Un espectáculo lamentable. (AFP)
Un espectáculo lamentable. (AFP)

El Tribunal Constitucional español tuvo oportunidad de pronunciarse sobre la constitucionalidad del beneficio de la inmunidad, concedido en determinados casos (en España hay unos 10,000 aforados). Inmunidad, por tanto, sea parlamentaria o de otra naturaleza, es una prerrogativa que se concede, no en beneficio de la persona, sino en el de la institución que representa y de cuyo fortalecimiento se trata.

Ahora bien, si algo no es la inmunidad parlamentaria –voy a centrarme en esta–, es impunidad. No está pensada para que, quienes conscientes de que pueden tener problemas con la justicia, decidan presentarse a unas elecciones para obtener, alcanzada la curul, la inmunidad parlamentaria. Este sería un claro ejemplo de fraude de ley.

Los independentistas catalanes pensaron otra cosa. Pensaron que, alcanzada la representación parlamentaria, gozarían de inmunidad. Grave error.

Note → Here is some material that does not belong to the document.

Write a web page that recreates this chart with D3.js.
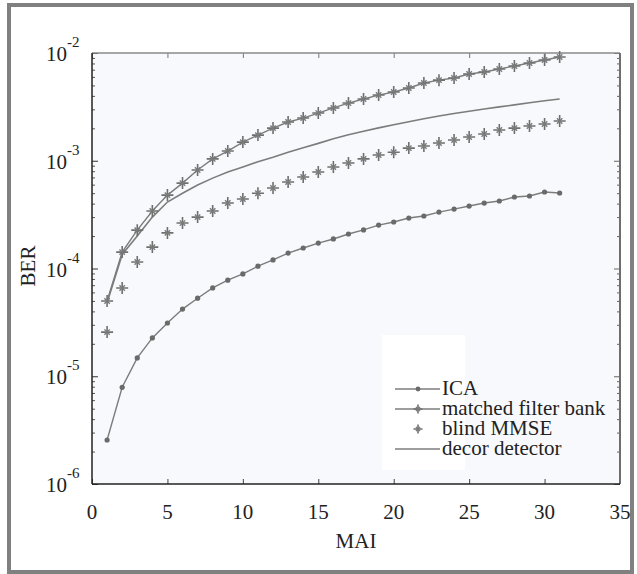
<!DOCTYPE html>
<html>
<head>
<meta charset="utf-8">
<script src="https://cdn.jsdelivr.net/npm/d3@7"></script>
<style>
  body { margin: 0; background: #fff; }
  text { font-family: "Liberation Serif", "Times New Roman", "DejaVu Serif", serif; }
</style>
</head>
<body>
<div id="vis"></div>
<script>
// MAI values 1..31
var mai = d3.range(1, 32);

var icaBer = [2.56e-6, 7.9e-6, 1.48e-5, 2.27e-5, 3.12e-5, 4.2e-5, 5.3e-5, 6.6e-5, 7.8e-5, 8.9e-5,
  1.05e-4, 1.2e-4, 1.39e-4, 1.55e-4, 1.72e-4, 1.88e-4, 2.09e-4, 2.28e-4, 2.53e-4, 2.7e-4,
  2.94e-4, 3.07e-4, 3.34e-4, 3.56e-4, 3.8e-4, 4.05e-4, 4.23e-4, 4.61e-4, 4.71e-4, 5.13e-4, 5.02e-4];

var matchedBer = [5.0e-5, 1.42e-4, 2.27e-4, 3.42e-4, 4.8e-4, 6.2e-4, 8.2e-4, 1.04e-3, 1.23e-3, 1.49e-3,
  1.73e-3, 2.01e-3, 2.29e-3, 2.49e-3, 2.77e-3, 3.09e-3, 3.43e-3, 3.74e-3, 4.07e-3, 4.35e-3,
  4.73e-3, 5.27e-3, 5.6e-3, 5.86e-3, 6.38e-3, 6.67e-3, 7.11e-3, 7.57e-3, 8.07e-3, 8.61e-3, 9.18e-3];

var mmseBer = [2.57e-5, 6.6e-5, 1.15e-4, 1.58e-4, 2.14e-4, 2.64e-4, 3.0e-4, 3.42e-4, 4.05e-4, 4.42e-4,
  5.0e-4, 5.58e-4, 6.35e-4, 7.06e-4, 7.87e-4, 8.75e-4, 9.53e-4, 1.04e-3, 1.13e-3, 1.2e-3,
  1.31e-3, 1.37e-3, 1.46e-3, 1.56e-3, 1.66e-3, 1.77e-3, 1.93e-3, 2.01e-3, 2.10e-3, 2.19e-3, 2.34e-3];

var decorBer = [4.8e-5, 1.35e-4, 2.0e-4, 3.0e-4, 4.14e-4, 5.0e-4, 5.96e-4, 6.9e-4, 7.87e-4, 8.75e-4,
  9.8e-4, 1.08e-3, 1.2e-3, 1.32e-3, 1.45e-3, 1.6e-3, 1.74e-3, 1.88e-3, 2.02e-3, 2.16e-3,
  2.3e-3, 2.45e-3, 2.6e-3, 2.74e-3, 2.88e-3, 3.02e-3, 3.16e-3, 3.3e-3, 3.45e-3, 3.6e-3, 3.74e-3];

var xTicks = [0, 5, 10, 15, 20, 25, 30, 35];
var yExps = [-2, -3, -4, -5, -6];
var legendNames = ['ICA', 'matched filter bank', 'blind MMSE', 'decor detector'];

var width = 637, height = 574;
var plot = { left: 92, right: 620, top: 53, bottom: 484 };
var lineColor = '#7c7c7c';
var serif = '"Liberation Serif", "Times New Roman", "DejaVu Serif", serif';

var svg = d3.select('#vis').append('svg')
  .attr('width', width)
  .attr('height', height)
  .attr('font-family', serif);

// outer frame
svg.append('rect')
  .attr('x', 9).attr('y', 5)
  .attr('width', 623).attr('height', 567)
  .attr('fill', '#fff')
  .attr('stroke', '#808080')
  .attr('stroke-width', 4);

var x = d3.scaleLinear().domain([0, 35]).range([plot.left, plot.right]);
var y = d3.scaleLog().domain([1e-6, 1e-2]).range([plot.bottom, plot.top]);

svg.append('rect')
  .attr('x', plot.left).attr('y', plot.top)
  .attr('width', plot.right - plot.left).attr('height', plot.bottom - plot.top)
  .attr('fill', '#f8f9fc');

// minor + major y ticks on left and right
var yMinor = [];
for (var e = -6; e < -2; e++) {
  for (var m = 2; m <= 9; m++) yMinor.push(m * Math.pow(10, e));
}

var leftAxis = d3.axisRight(y).tickValues(yMinor).tickSize(3).tickFormat('');
var rightAxis = d3.axisLeft(y).tickValues(yMinor).tickSize(3).tickFormat('');
svg.append('g').attr('transform', 'translate(' + plot.left + ',0)').call(leftAxis)
  .call(g => g.select('.domain').remove())
  .selectAll('line').attr('stroke', '#555');
svg.append('g').attr('transform', 'translate(' + plot.right + ',0)').call(rightAxis)
  .call(g => g.select('.domain').remove())
  .selectAll('line').attr('stroke', '#666');

var yMajor = yExps.map(function (p) { return Math.pow(10, p); });
svg.append('g').attr('transform', 'translate(' + plot.left + ',0)')
  .call(d3.axisRight(y).tickValues(yMajor).tickSize(6).tickFormat(''))
  .call(g => g.select('.domain').remove())
  .selectAll('line').attr('stroke', '#333');
svg.append('g').attr('transform', 'translate(' + plot.right + ',0)')
  .call(d3.axisLeft(y).tickValues(yMajor).tickSize(6).tickFormat(''))
  .call(g => g.select('.domain').remove())
  .selectAll('line').attr('stroke', '#666');

// x ticks bottom and top
svg.append('g').attr('transform', 'translate(0,' + plot.bottom + ')')
  .call(d3.axisTop(x).tickValues(xTicks).tickSize(5).tickFormat(''))
  .call(g => g.select('.domain').remove())
  .selectAll('line').attr('stroke', '#444');
svg.append('g').attr('transform', 'translate(0,' + plot.top + ')')
  .call(d3.axisBottom(x).tickValues(xTicks).tickSize(5).tickFormat(''))
  .call(g => g.select('.domain').remove())
  .selectAll('line').attr('stroke', '#777');

// plot border
svg.append('line').attr('x1', plot.left).attr('x2', plot.right)
  .attr('y1', plot.top).attr('y2', plot.top)
  .attr('stroke', '#8a8a8a').attr('stroke-width', 1.5);
svg.append('line').attr('x1', plot.right).attr('x2', plot.right)
  .attr('y1', plot.top).attr('y2', plot.bottom)
  .attr('stroke', '#6e6e6e').attr('stroke-width', 2);
svg.append('line').attr('x1', plot.left).attr('x2', plot.left)
  .attr('y1', plot.top).attr('y2', plot.bottom)
  .attr('stroke', '#222').attr('stroke-width', 1.5);
svg.append('line').attr('x1', plot.left).attr('x2', plot.right)
  .attr('y1', plot.bottom).attr('y2', plot.bottom)
  .attr('stroke', '#222').attr('stroke-width', 1.5);

// tick labels
svg.append('g').selectAll('text')
  .data(xTicks).enter().append('text')
  .attr('x', d => x(d))
  .attr('y', plot.bottom + 35)
  .attr('text-anchor', 'middle')
  .attr('font-size', 21)
  .attr('fill', '#222')
  .text(d => d);

var yLab = svg.append('g').selectAll('text')
  .data(yExps).enter().append('text')
  .attr('x', 46)
  .attr('y', d => y(Math.pow(10, d)) + 8)
  .attr('font-size', 21)
  .attr('fill', '#222');
yLab.append('tspan').text('10');
yLab.append('tspan').attr('dy', -14).attr('font-size', 15).text(d => d);

svg.append('text')
  .attr('x', (plot.left + plot.right) / 2)
  .attr('y', 548)
  .attr('text-anchor', 'middle')
  .attr('font-size', 21)
  .attr('fill', '#222')
  .text('MAI');

svg.append('text')
  .attr('transform', 'translate(35,' + 266 + ') rotate(-90)')
  .attr('text-anchor', 'middle')
  .attr('font-size', 21)
  .attr('fill', '#222')
  .text('BER');

// series
var line = d3.line()
  .x((d, i) => x(mai[i]))
  .y(d => y(d));

function starMarker(g, cx, cy, r) {
  g.append('path')
    .attr('d', 'M' + (cx - r) + ',' + cy + 'H' + (cx + r) + 'M' + cx + ',' + (cy - r) + 'V' + (cy + r))
    .attr('stroke', '#6f6f6f').attr('stroke-width', 1.6).attr('fill', 'none');
  var s = r * 0.45;
  g.append('path')
    .attr('d', 'M' + (cx - s) + ',' + (cy - s) + 'L' + (cx + s) + ',' + (cy + s) + 'M' + (cx + s) + ',' + (cy - s) + 'L' + (cx - s) + ',' + (cy + s))
    .attr('stroke', '#7a7a7a').attr('stroke-width', 1.4).attr('fill', 'none');
}

svg.append('path').datum(decorBer)
  .attr('d', line)
  .attr('fill', 'none').attr('stroke', lineColor).attr('stroke-width', 1.6);

svg.append('path').datum(matchedBer)
  .attr('d', line)
  .attr('fill', 'none').attr('stroke', lineColor).attr('stroke-width', 1.4);
var mg = svg.append('g');
matchedBer.forEach(function (d, i) { starMarker(mg, x(mai[i]), y(d), 6); });

var bg = svg.append('g');
mmseBer.forEach(function (d, i) { starMarker(bg, x(mai[i]), y(d), 6); });

svg.append('path').datum(icaBer)
  .attr('d', line)
  .attr('fill', 'none').attr('stroke', lineColor).attr('stroke-width', 1.4);
svg.append('g').selectAll('circle')
  .data(icaBer).enter().append('circle')
  .attr('cx', (d, i) => x(mai[i]))
  .attr('cy', d => y(d))
  .attr('r', 2.6)
  .attr('fill', '#6a6a6a');

// legend
svg.append('rect')
  .attr('x', 382).attr('y', 335)
  .attr('width', 83).attr('height', 135)
  .attr('fill', '#fff');

var legY = [389, 409, 429, 449];
var lg = svg.append('g');
legendNames.forEach(function (name, i) {
  var ly = legY[i];
  if (i !== 2) {
    lg.append('line').attr('x1', 395).attr('x2', 440)
      .attr('y1', ly).attr('y2', ly)
      .attr('stroke', lineColor).attr('stroke-width', 1.6);
  }
  if (i === 0) {
    lg.append('circle').attr('cx', 418).attr('cy', ly).attr('r', 2.4).attr('fill', '#6a6a6a');
  } else if (i === 1 || i === 2) {
    starMarker(lg, 418, ly, 4.5);
  }
  lg.append('text')
    .attr('x', 442).attr('y', ly + 6)
    .attr('font-size', 21)
    .attr('fill', '#222')
    .text(name);
});
</script>
</body>
</html>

Porque la legalidad es la legalidad y a veces, muy tozuda: planteado el dilema o aparente choque de poderes, el Judicial no dudó: ni le correspondía suspender a los diputados en su condición, ni menos, pedir el suplicatorio.

Priur tempus potior iure: antes de diputados, eran procesados. Y ya convertidos en diputados, correspondía al Congreso aplicar su reglamento y declarar la suspensión automática del diputado procesado.

La presidenta del Congreso pretendió que la suspensión fuera acordada por los jueces. Estos no tuvieron la tentación de arrogarse una competencia que no les correspondía. Al final, los diputados independentistas, no por unanimidad, pero sí por mayoría, fueron suspendidos por la Mesa del Congreso. Como manda el ordenamiento jurídico.

Se hizo la luz. Se evitó el fraude. No hay impunidad.